Depuis l'aube des temps, le métier de chef attire la convoitise du plus grand nombre. A tel point que, partout dans le monde, des enfants, dès qu'ils arrivent à admettre qu'il faut faire quelque chose dans la vie, expriment le souhait de devenir chef, une fois parvenus à l'âge adulte. Même en cette période passionnée et idéaliste du hirak, le brave peuple algérien dans son entier, s'il ne tenait qu'à lui, se verrait volontiers être promu, par exemple, patron ou Président-directeur général. La carrière de chef séduit beaucoup de gens car ils la rattachent à l'exercice d'un pouvoir qui est d'abord synonyme, à leurs yeux, de faveurs et de privilèges.
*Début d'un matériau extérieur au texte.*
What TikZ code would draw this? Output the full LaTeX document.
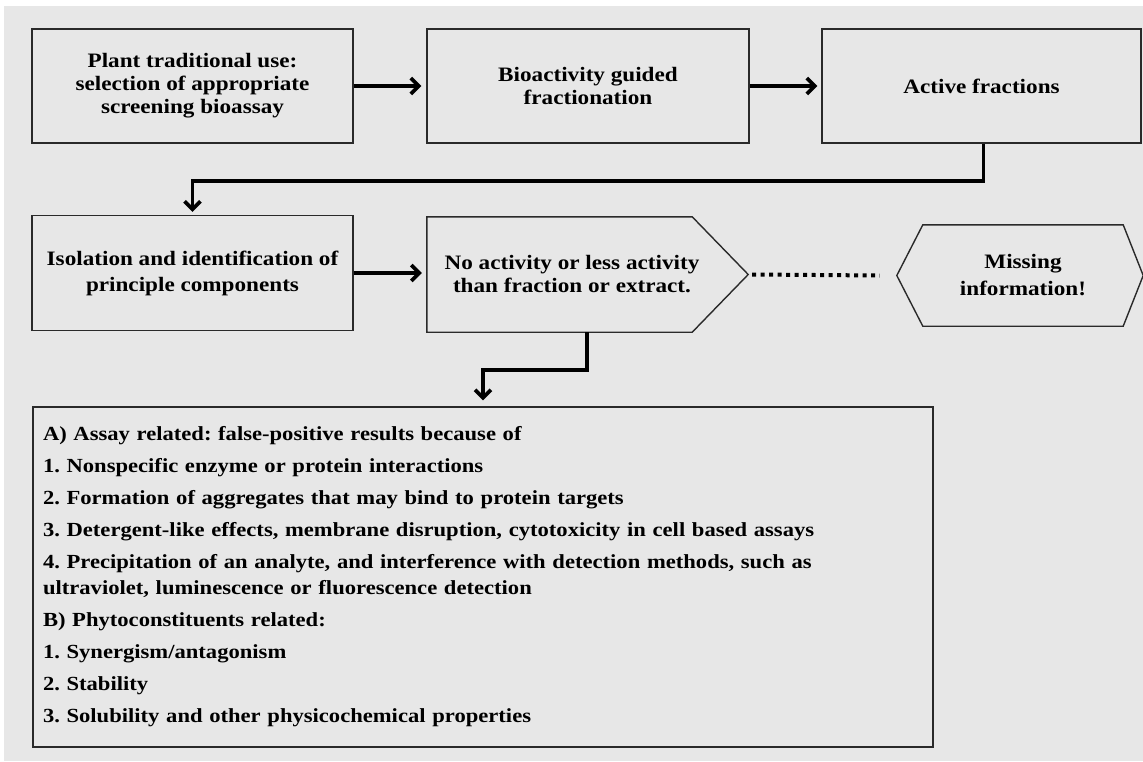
\documentclass[tikz,border=0pt]{standalone}
\usepackage{fontspec}
\setmainfont{Liberation Serif}[FakeStretch=1.13]
\usetikzlibrary{arrows.meta}
\definecolor{bggray}{HTML}{E7E7E7}
\definecolor{edge}{HTML}{2A2A2A}
\frenchspacing
\begin{document}
\frenchspacing
\begin{tikzpicture}[x=1pt,y=-1pt,
  flowbox/.style={draw=edge, line width=1.4pt, inner sep=0pt, align=center,
    font=\bfseries\fontsize{20.5}{23}\selectfont},
  plain/.style={inner sep=0pt, align=center, font=\bfseries\fontsize{20.5}{23}\selectfont},
  outline/.style={draw=edge, line width=1.4pt, line join=miter},
  conn/.style={line width=3.6pt, -{Straight Barb[length=8pt,width=16pt]}},
  dotconn/.style={line width=4pt, dash pattern=on 4pt off 4.5pt},
  listbox/.style={draw=edge, line width=1.4pt, inner xsep=10pt, inner ysep=0pt,
    align=left, font=\bfseries\fontsize{20}{26}\selectfont}]
\useasboundingbox (0,0) rectangle (1143,761);
\fill[white] (0,0) rectangle (1143,761);
\fill[bggray] (4,6) rectangle (1143,761);

\node[flowbox, minimum width=321pt, minimum height=114pt] (b1) at (192.5,86)
  {Plant traditional use:\\selection of appropriate\\screening bioassay};
\node[flowbox, minimum width=322pt, minimum height=114pt] (b2) at (588,86)
  {Bioactivity guided\\fractionation};
\node[flowbox, minimum width=319pt, minimum height=114pt] (b3) at (981.5,86)
  {Active fractions};
\node[flowbox, minimum width=321pt, minimum height=115pt, font=\bfseries\fontsize{20.5}{26}\selectfont] (b4) at (192.5,273)
  {Isolation and identification of\\principle components};

% pentagon (arrow-shaped) box
\node[plain, minimum width=290pt, minimum height=115pt] (p) at (572,274.5)
  {No activity or less activity\\than fraction or extract.};
\draw[outline] (p.north west) -- ([xshift=-25pt]p.north east) -- ([xshift=31pt]p.east)
  -- ([xshift=-25pt]p.south east) -- (p.south west) -- cycle;

% hexagon
\node[plain, minimum width=200pt, minimum height=101pt, font=\bfseries\fontsize{20.5}{27}\selectfont] (h) at (1023,275.5)
  {Missing\\information!};
\draw[outline] (h.north west) -- (h.north east) -- ([xshift=20pt]h.east)
  -- (h.south east) -- (h.south west) -- ([xshift=-26pt]h.west) -- cycle;

% list box
\node[listbox, text width=880pt, minimum width=900pt, minimum height=340pt] (bb) at (483,577)
  {A) Assay related: false-positive results because of\\[6pt]
   1. Nonspecific enzyme or protein interactions\\[6pt]
   2. Formation of aggregates that may bind to protein targets\\[6pt]
   3. Detergent-like effects, membrane disruption, cytotoxicity in cell based assays\\[6pt]
   4. Precipitation of an analyte, and interference with detection methods, such as\\
   ultraviolet, luminescence or fluorescence detection\\[6pt]
   B) Phytoconstituents related:\\[6pt]
   1. Synergism/antagonism\\[6pt]
   2. Stability\\[6pt]
   3. Solubility and other physicochemical properties};

% connectors
\draw[conn, shorten >=5pt] (b1.east) -- (b2.west);
\draw[conn, shorten >=4pt] (b2.east) -- (b3.west);
\draw[conn, shorten >=3pt] ([xshift=2pt]b3.south) -- ++(0,37) -| (b4.north);
\draw[conn, shorten >=5pt] (b4.east) -- (b4.east -| p.west);
\draw[dotconn] ([xshift=35pt]p.east) -- ([xshift=-43pt]h.west);
\draw[conn, shorten >=6pt] ([xshift=15pt]p.south) -- ++(0,38) -| (bb.north);
\end{tikzpicture}
\end{document}
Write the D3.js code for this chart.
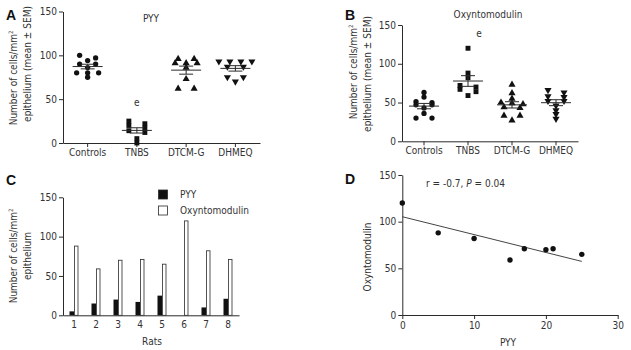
<!doctype html>
<html lang="en">
<head>
<meta charset="utf-8">
<title>PYY and oxyntomodulin</title>
<script src="https://cdn.jsdelivr.net/npm/d3@7"></script>
<style>
  body { margin: 0; background: #fff; }
  svg { display: block; font-family: "DejaVu Sans Condensed", "DejaVu Sans", sans-serif; }
</style>
</head>
<body>
<svg id="chart" width="631" height="350"></svg>
<script>
// group names (panels A, B)
const groups = ["Controls", "TNBS", "DTCM-G", "DHMEQ"];

// PYY cells / mm2 per animal
const pyyControls = [100, 97, 94, 90, 90, 86, 80, 80, 80, 75];
const pyyTnbs = [25, 22, 20, 17, 14, 12, 5, 0];
const pyyDtcmg = [96, 96, 91, 91, 91, 86, 73, 62, 62];
const pyyDhmeq = [93, 93, 93, 93, 87, 87, 75, 75, 70];

// oxyntomodulin cells / mm2 per animal
const oxyControls = [63, 57, 51, 50, 47, 47, 43, 36, 30, 30];
const oxyTnbs = [120, 88, 82, 72, 70, 67, 64, 59];
const oxyDtcmg = [73, 62, 55, 50, 49, 48, 44, 43, 33, 33, 27];
const oxyDhmeq = [66, 63, 58, 57, 52, 52, 46, 40, 35, 29];

// panel C / D : TNBS rats
const rats = ["1", "2", "3", "4", "5", "6", "7", "8"];
const ratPyy = [5, 15, 20, 17, 25, 0, 10, 21];
const ratOxy = [88, 59, 70, 71, 65, 120, 82, 71];

const cellTicks = [0, 50, 100, 150];
const pyyTicks = [0, 10, 20, 30];

const ink = "#2a2a2a";
const txt = "#333";
const fs = 10;

const svg = d3.select("#chart");

function styleAxis(g) {
  g.attr("font-family", null).attr("font-size", null);
  g.selectAll("path, line").attr("stroke", ink);
  g.selectAll("text").attr("fill", txt).attr("font-size", fs);
}

function panelLetter(s, x, y) {
  svg.append("text").attr("x", x).attr("y", y)
    .attr("font-family", "Liberation Sans, Arial, sans-serif")
    .attr("font-weight", "bold").attr("font-size", 14).attr("fill", "#111")
    .text(s);
}

function yLabel(lines) {
  lines.forEach(l => {
    const t = svg.append("text")
      .attr("transform", `translate(${l.x},${l.y}) rotate(-90)`)
      .attr("text-anchor", "middle").attr("font-size", fs).attr("fill", txt);
    if (l.sup) {
      t.append("tspan").text(l.text);
      t.append("tspan").attr("dy", -4).attr("font-size", 6).text("2");
    } else {
      t.text(l.text);
    }
  });
}

// spread points of similar height side by side, like a scatter dot plot
function spread(values, y, cx) {
  const order = values.map((v, i) => i).sort((a, b) => values[b] - values[a]);
  const rows = [];
  order.forEach(i => {
    const last = rows[rows.length - 1];
    if (last && Math.abs(y(values[last[0]]) - y(values[i])) < 3) last.push(i);
    else rows.push([i]);
  });
  const out = [];
  rows.forEach(r => {
    const step = r.length === 2 ? 16 : 11;
    r.forEach((i, k) => out.push({ v: values[i], x: cx + (k - (r.length - 1) / 2) * step }));
  });
  return out;
}

const symbols = [
  { type: d3.symbolCircle, size: 22, rot: 0 },
  { type: d3.symbolSquare, size: 24, rot: 0 },
  { type: d3.symbolTriangle, size: 22, rot: 0 },
  { type: d3.symbolTriangle, size: 22, rot: 180 }
];

function dotPanel(o) {
  const x = d3.scaleBand().domain(groups).range([o.x0, o.x1]);
  const y = d3.scaleLinear().domain([0, 150]).range([o.y0, o.y1]);
  const g = svg.append("g");

  g.append("g").attr("transform", `translate(0,${o.y0})`)
    .call(d3.axisBottom(x).tickSize(4).tickSizeOuter(0).tickPadding(2))
    .call(styleAxis);
  g.append("g").attr("transform", `translate(${o.x0},0)`)
    .call(d3.axisLeft(y).tickValues(cellTicks).tickSize(4).tickSizeOuter(0).tickPadding(2))
    .call(styleAxis);

  o.data.forEach((vals, gi) => {
    const cx = x(groups[gi]) + x.bandwidth() / 2;
    const sym = symbols[gi];
    g.selectAll(null).data(spread(vals, y, cx)).join("path")
      .attr("d", d3.symbol(sym.type, sym.size))
      .attr("transform", d => `translate(${d.x},${y(d.v)}) rotate(${sym.rot})`)
      .attr("fill", "#111");

    const m = d3.mean(vals);
    const sem = d3.deviation(vals) / Math.sqrt(vals.length);
    const bars = g.append("g").attr("stroke", ink).attr("stroke-width", 1);
    bars.append("line").attr("x1", cx - 15).attr("x2", cx + 15).attr("y1", y(m)).attr("y2", y(m));
    bars.append("line").attr("x1", cx).attr("x2", cx).attr("y1", y(m - sem)).attr("y2", y(m + sem));
    [m - sem, m + sem].forEach(v => bars.append("line")
      .attr("x1", cx - 7).attr("x2", cx + 7).attr("y1", y(v)).attr("y2", y(v)));
  });
  return { x, y };
}

// ---- A : PYY
panelLetter("A", 6, 20);
const a = dotPanel({ x0: 63, x1: 260, y0: 143, y1: 11.5, data: [pyyControls, pyyTnbs, pyyDtcmg, pyyDhmeq] });
svg.append("text").attr("x", 151).attr("y", 22).attr("text-anchor", "middle")
  .attr("font-size", fs).attr("fill", txt).text("PYY");
svg.append("text").attr("x", a.x("TNBS") + a.x.bandwidth() / 2).attr("y", a.y(42))
  .attr("text-anchor", "middle").attr("font-size", fs).attr("fill", txt).text("e");
yLabel([
  { x: 17, y: 78, text: "Number of cells/mm", sup: true },
  { x: 31, y: 64, text: "epithelium (mean \u00b1 SEM)" }
]);

// ---- B : oxyntomodulin
panelLetter("B", 345, 20);
const b = dotPanel({ x0: 402, x1: 578, y0: 141.3, y1: 25, data: [oxyControls, oxyTnbs, oxyDtcmg, oxyDhmeq] });
svg.append("text").attr("x", 488).attr("y", 17.5).attr("text-anchor", "middle")
  .attr("font-size", fs).attr("fill", txt).text("Oxyntomodulin");
svg.append("text").attr("x", b.x("TNBS") + b.x.bandwidth() / 2 + 11).attr("y", b.y(134))
  .attr("text-anchor", "middle").attr("font-size", fs).attr("fill", txt).text("e");
yLabel([
  { x: 356.5, y: 72, text: "Number of cells/mm", sup: true },
  { x: 371, y: 74, text: "epithelium (mean \u00b1 SEM)" }
]);

// ---- C : bars per rat
panelLetter("C", 6, 185);
const cx = d3.scaleBand().domain(rats).range([63, 239]);
const cy = d3.scaleLinear().domain([0, 150]).range([315.3, 197.3]);
svg.append("g").attr("transform", "translate(0,315.3)")
  .call(d3.axisBottom(cx).tickSize(0).tickSizeOuter(0).tickPadding(6))
  .call(styleAxis);
svg.append("g").attr("transform", "translate(63,0)")
  .call(d3.axisLeft(cy).tickValues(cellTicks).tickSize(4).tickSizeOuter(0).tickPadding(2))
  .call(styleAxis);
const bw = 4.5;
svg.append("g").selectAll("rect").data(rats).join("rect")
  .attr("x", d => cx(d) + cx.bandwidth() / 2 - bw)
  .attr("y", (d, i) => cy(ratPyy[i]))
  .attr("width", bw).attr("height", (d, i) => cy(0) - cy(ratPyy[i]))
  .attr("fill", "#111");
svg.append("g").selectAll("rect").data(rats).join("rect")
  .attr("x", d => cx(d) + cx.bandwidth() / 2 + 0.5)
  .attr("y", (d, i) => cy(ratOxy[i]))
  .attr("width", bw - 1).attr("height", (d, i) => cy(0) - cy(ratOxy[i]))
  .attr("fill", "#fff").attr("stroke", ink).attr("stroke-width", 0.8);
svg.append("text").attr("x", 152).attr("y", 345).attr("text-anchor", "middle")
  .attr("font-size", fs).attr("fill", txt).text("Rats");
yLabel([
  { x: 17, y: 256, text: "Number of cells/mm", sup: true },
  { x: 31, y: 256, text: "epithelium" }
]);
// legend
const leg = [{ name: "PYY", fill: "#111" }, { name: "Oxyntomodulin", fill: "#fff" }];
leg.forEach((l, i) => {
  svg.append("rect").attr("x", 158.5).attr("y", 190 + i * 16).attr("width", 9).attr("height", 9)
    .attr("fill", l.fill).attr("stroke", ink).attr("stroke-width", 0.8);
  svg.append("text").attr("x", 180).attr("y", 198 + i * 16)
    .attr("font-size", fs).attr("fill", txt).text(l.name);
});

// ---- D : correlation
panelLetter("D", 345, 184);
const dx = d3.scaleLinear().domain([0, 30]).range([402.3, 617.7]);
const dy = d3.scaleLinear().domain([0, 150]).range([315, 175]);
svg.append("g").attr("transform", "translate(0,315)")
  .call(d3.axisBottom(dx).tickValues(pyyTicks).tickSize(4).tickSizeOuter(0).tickPadding(3))
  .call(styleAxis);
svg.append("g").attr("transform", "translate(402.3,0)")
  .call(d3.axisLeft(dy).tickValues(cellTicks).tickSize(4).tickSizeOuter(0).tickPadding(2))
  .call(styleAxis);
// least squares fit through the rat data
const mx = d3.mean(ratPyy), my = d3.mean(ratOxy);
const slope = d3.sum(ratPyy, (v, i) => (v - mx) * (ratOxy[i] - my)) / d3.sum(ratPyy, v => (v - mx) ** 2);
const icpt = my - slope * mx;
const fitX = d3.extent(ratPyy);
svg.append("line")
  .attr("x1", dx(fitX[0])).attr("y1", dy(icpt + slope * fitX[0]))
  .attr("x2", dx(fitX[1])).attr("y2", dy(icpt + slope * fitX[1]))
  .attr("stroke", "#444").attr("stroke-width", 1);
svg.append("g").selectAll("circle").data(ratPyy).join("circle")
  .attr("cx", d => dx(d)).attr("cy", (d, i) => dy(ratOxy[i])).attr("r", 2.7)
  .attr("fill", "#111");
const ann = svg.append("text").attr("x", 426).attr("y", 186.5).attr("font-size", fs).attr("fill", txt);
ann.append("tspan").text("r = -0.7, ");
ann.append("tspan").attr("font-style", "italic").text("P");
ann.append("tspan").text(" = 0.04");
svg.append("text").attr("x", 508).attr("y", 346).attr("text-anchor", "middle")
  .attr("font-size", fs).attr("fill", txt).text("PYY");
svg.append("text").attr("transform", "translate(371,257) rotate(-90)")
  .attr("text-anchor", "middle").attr("font-size", fs).attr("fill", txt).text("Oxyntomodulin");
</script>
</body>
</html>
En particulier dans des pays comme le nôtre où le respect des droits des citoyens par les différents types d'autorité censés réguler la société, n'est hélas pas toujours observé à la lettre, et dans lesquels le droit des chefs prime parfois (ou souvent) sur le droit.

L'absence ou le manque de démocratie et peut-être la piètre carrure humaine et professionnelle de certains chefs (à différents échelons et dans divers domaines) sont les principales raisons qui conduisent ces derniers à user et abuser de leur autorité, à faire fi des conseils et des points de vue critiques, à récidiver dans les diagnostics et les décisions erronés, à dévoyer les notions, pourtant capitales, de service public et d'intérêt général. Mais c'est également dans ces infortunés pays du tiers-monde que des femmes et des hommes essaient d'accomplir avec dignité, chaque jour que Dieu fait, leur difficile métier de vivre. Mahatma Gandhi filait lui-même sa laine et marchait pieds nus dans les rues de Bombay. Plus modestement, cet ancien responsable de la Santé d'une wilaya de l'intérieur de l'Algérie avait toujours sur lui deux stylos: l'un qu'il payait de sa poche pour écrire ses lettres personnelles et l'autre, fourni par l'administration, qu'il utilisait pour traiter son courrier de bureau. Le grand privilège dans la vie n'est pas de commander mais de servir. Et le seul commandement qui vaille, ici-bas, est d'essayer d'être utile et de se mettre au service d'une noble cause ou d'un grand dessein. Sinon, à part ça, tout le monde a le droit d'être chef. Même si, d'une certaine manière, nous le sommes tous, un petit peu... Chef de nos moutons, de nos illusions et de nos regrets.